The advertising holding company, the parent of agency networks including McCann Erickson and DraftFCB, was profitable in the third quarter, posting net income of $17.2 million. But that profitability came with some intense cost-cutting, and is less than half the net income it posted in third quarter of 2008, which was $38.7 million.
Interpublic's quarterly revenue fell to $1.43 billion from $1.74 billion in the year-ago period, and for the first nine months, revenue was $4.23 billion, down from $5.06 billion in 2008. Year to date, Interpublic's organic revenue decreased 11.8% compared to the prior period.
On a conference call with analysts this morning, Interpublic CEO Michael Roth said the global economy continues to weigh on the company. Clients have reduced the scope of ad assignments they are giving to agencies, he said, and sectors such as technology, telecommunications and automotive -- all categories in which Interpublic has key clients, such as Microsoft, Verizon and General Motors -- have been challenging. Geographically, Interpublic is in line with its agency competitors, reporting softness in overseas markets such as Germany, Spain and Italy.

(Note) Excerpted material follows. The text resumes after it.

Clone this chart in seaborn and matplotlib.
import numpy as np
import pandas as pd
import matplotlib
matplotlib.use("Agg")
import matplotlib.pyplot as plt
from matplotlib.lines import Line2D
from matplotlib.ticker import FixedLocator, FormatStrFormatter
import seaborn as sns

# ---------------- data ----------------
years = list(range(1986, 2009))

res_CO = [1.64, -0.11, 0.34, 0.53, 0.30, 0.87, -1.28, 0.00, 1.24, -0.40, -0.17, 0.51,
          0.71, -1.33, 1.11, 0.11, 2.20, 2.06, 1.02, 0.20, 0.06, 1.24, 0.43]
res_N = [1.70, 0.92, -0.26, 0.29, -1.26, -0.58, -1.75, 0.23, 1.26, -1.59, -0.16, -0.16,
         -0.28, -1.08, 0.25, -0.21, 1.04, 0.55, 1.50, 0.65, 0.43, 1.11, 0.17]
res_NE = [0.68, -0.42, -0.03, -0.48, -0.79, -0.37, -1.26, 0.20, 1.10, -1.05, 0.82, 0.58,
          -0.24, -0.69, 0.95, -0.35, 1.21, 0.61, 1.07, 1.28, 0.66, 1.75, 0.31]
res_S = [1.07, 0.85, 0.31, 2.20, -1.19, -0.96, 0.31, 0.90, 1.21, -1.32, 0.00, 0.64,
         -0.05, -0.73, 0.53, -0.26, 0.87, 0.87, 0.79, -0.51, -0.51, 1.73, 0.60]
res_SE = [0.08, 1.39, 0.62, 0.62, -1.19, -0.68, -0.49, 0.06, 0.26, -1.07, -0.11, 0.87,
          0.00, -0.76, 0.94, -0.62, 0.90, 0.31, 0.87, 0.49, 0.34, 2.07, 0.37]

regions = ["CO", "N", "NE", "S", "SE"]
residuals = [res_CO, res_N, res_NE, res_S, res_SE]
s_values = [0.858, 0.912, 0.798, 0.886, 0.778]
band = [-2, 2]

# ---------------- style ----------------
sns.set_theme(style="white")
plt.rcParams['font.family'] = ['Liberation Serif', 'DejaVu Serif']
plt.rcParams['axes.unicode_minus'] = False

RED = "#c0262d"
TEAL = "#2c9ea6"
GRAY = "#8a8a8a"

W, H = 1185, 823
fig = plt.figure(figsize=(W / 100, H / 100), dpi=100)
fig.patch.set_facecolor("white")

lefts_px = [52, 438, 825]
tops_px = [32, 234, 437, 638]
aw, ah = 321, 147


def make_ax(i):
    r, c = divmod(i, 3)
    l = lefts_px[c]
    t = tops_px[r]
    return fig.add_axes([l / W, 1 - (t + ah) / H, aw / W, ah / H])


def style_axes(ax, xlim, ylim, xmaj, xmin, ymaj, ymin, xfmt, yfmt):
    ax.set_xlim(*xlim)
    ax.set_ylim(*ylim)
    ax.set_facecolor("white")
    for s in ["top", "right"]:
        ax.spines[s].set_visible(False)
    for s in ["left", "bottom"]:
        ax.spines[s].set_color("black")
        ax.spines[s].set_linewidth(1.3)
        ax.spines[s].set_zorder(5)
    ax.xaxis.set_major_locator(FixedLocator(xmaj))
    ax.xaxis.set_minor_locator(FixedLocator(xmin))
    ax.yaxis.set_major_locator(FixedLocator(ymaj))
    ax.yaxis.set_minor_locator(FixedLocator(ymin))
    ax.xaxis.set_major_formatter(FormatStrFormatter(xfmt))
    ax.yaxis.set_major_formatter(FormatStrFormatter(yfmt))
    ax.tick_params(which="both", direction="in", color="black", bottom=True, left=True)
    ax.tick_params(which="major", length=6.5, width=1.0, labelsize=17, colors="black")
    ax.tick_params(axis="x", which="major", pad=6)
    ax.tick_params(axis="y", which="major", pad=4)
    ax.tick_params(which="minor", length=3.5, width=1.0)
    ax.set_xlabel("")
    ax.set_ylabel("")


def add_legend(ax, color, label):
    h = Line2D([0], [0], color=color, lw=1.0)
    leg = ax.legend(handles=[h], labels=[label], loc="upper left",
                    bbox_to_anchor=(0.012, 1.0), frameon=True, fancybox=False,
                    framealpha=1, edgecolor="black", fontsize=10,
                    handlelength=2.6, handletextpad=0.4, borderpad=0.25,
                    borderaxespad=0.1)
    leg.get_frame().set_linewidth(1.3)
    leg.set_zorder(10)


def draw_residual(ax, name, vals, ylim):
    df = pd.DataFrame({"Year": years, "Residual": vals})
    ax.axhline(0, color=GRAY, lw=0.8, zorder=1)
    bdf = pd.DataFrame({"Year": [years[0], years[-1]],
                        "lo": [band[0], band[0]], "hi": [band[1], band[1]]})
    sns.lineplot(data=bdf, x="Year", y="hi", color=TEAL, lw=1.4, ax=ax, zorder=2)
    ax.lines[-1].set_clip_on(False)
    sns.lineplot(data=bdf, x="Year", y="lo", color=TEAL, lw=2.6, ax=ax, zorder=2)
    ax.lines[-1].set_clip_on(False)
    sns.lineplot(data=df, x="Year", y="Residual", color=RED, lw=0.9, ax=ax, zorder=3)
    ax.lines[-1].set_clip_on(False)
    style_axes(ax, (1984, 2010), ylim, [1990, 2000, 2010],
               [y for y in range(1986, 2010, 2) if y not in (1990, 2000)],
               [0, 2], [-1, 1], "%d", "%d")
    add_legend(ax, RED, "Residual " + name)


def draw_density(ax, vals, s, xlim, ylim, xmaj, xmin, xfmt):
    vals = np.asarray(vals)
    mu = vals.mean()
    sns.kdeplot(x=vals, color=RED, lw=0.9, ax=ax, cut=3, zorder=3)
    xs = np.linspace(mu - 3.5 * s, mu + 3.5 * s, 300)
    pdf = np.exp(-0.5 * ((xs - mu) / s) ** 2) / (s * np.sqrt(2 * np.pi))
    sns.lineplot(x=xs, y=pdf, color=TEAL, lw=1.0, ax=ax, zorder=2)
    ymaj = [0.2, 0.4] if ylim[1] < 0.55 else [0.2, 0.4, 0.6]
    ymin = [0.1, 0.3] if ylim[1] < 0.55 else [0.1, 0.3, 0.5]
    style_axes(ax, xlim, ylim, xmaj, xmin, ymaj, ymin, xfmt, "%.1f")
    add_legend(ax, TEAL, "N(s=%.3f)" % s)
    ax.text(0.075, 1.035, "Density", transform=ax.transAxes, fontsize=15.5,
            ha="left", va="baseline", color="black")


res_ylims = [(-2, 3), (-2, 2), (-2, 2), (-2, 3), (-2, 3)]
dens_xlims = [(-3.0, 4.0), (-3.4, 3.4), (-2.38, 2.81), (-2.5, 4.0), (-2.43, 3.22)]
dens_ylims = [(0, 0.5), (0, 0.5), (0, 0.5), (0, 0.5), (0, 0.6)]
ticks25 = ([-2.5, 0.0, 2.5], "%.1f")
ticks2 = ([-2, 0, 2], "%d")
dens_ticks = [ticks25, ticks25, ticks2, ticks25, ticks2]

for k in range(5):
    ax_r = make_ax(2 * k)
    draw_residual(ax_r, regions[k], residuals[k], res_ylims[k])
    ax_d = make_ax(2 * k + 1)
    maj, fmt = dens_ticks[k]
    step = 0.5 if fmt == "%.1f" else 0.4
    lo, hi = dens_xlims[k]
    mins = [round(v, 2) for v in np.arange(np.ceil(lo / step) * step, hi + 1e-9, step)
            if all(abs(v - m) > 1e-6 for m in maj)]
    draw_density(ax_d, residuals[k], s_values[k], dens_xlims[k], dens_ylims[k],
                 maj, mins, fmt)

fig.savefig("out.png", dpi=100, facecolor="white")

"It looks as if the pace of the recovery will be gradual," said Mr. Roth, taking a more cautious stance than did Publicis CEO Maurice Levy, who yesterday stated the ad market recovery has begun and predicted positive growth numbers by mid-2010. Of course, the Paris-based holding company seems to be weathering the storm better than its competitors, reporting single-digit revenue declines in the quarter. U.S.-based Omnicom Group last week said it saw domestic revenue in the quarter decline about 13% and international revenue about 16%.

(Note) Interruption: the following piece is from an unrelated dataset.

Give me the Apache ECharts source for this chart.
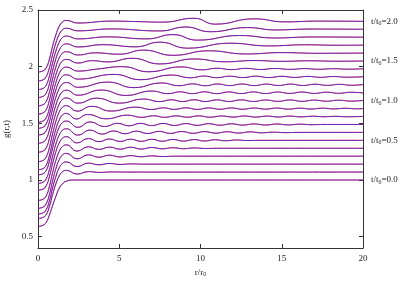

"McCann has felt the brunt of the issues in the tech and auto sectors," Mr. Roth told analysts. Still, "we continue to have confidence in Worldgroup" he said, noting the network is working on strengthening McCann's offering in Brazil. Mr. Roth singled out DraftFCB as the company's top performer, and walked analysts through new-business wins at Interpublic agencies, mentioning Deutsch recently winning Volkswagen, Mullen snagging the Zappos account, and R/GA picking up digital duties for MasterCard and Taco Bell.
He also spent time addressing the merger of Deutsch with Lowe, twice batting away the notion the move was driven by a desire for cost-savings, but acknowledging it was an upside of the deal. "We don't do these transactions purely as a cost-savings benefit. ... [W]hat was driving that transaction was a strategic fit and an opportunity to grow both businesses," Mr. Roth said. "But there will be some savings." Among other things, the company is poised to see "facility savings" with the elimination of the Lowe's New York office, as its staffers move into Deutsch's building.
Interpublic, which pegs its work force at about 40,000 employees, recorded $23.4 million in severance charges in the quarter, and for year-to-date, severance amounted to $94.9 million. Interpublic's chief financial officer, Frank Mergenthaler, on the call noted the company plans to take more aggressive severance actions in the fourth quarter, with the expectation that full-year charges will be $50 million higher than they were in 2008.
While acquisitions aren't a priority for Interpublic, it is still in the market for potential transactions to fill holes in Latin America, and maybe pick up some smaller digital properties, though the company has "walked away from a couple things," Mr. Mergenthaler said.
At one point during the call, in response to a question from an analyst, Mr. Roth expressed some frustration with the "general tone of how clients are approaching our business." He said that "there's no question clients are looking for more for less" and took issue with clients' competitive review processes trending away from agency-of-record assignments, citing "some of these jump-balls that are out there" for work.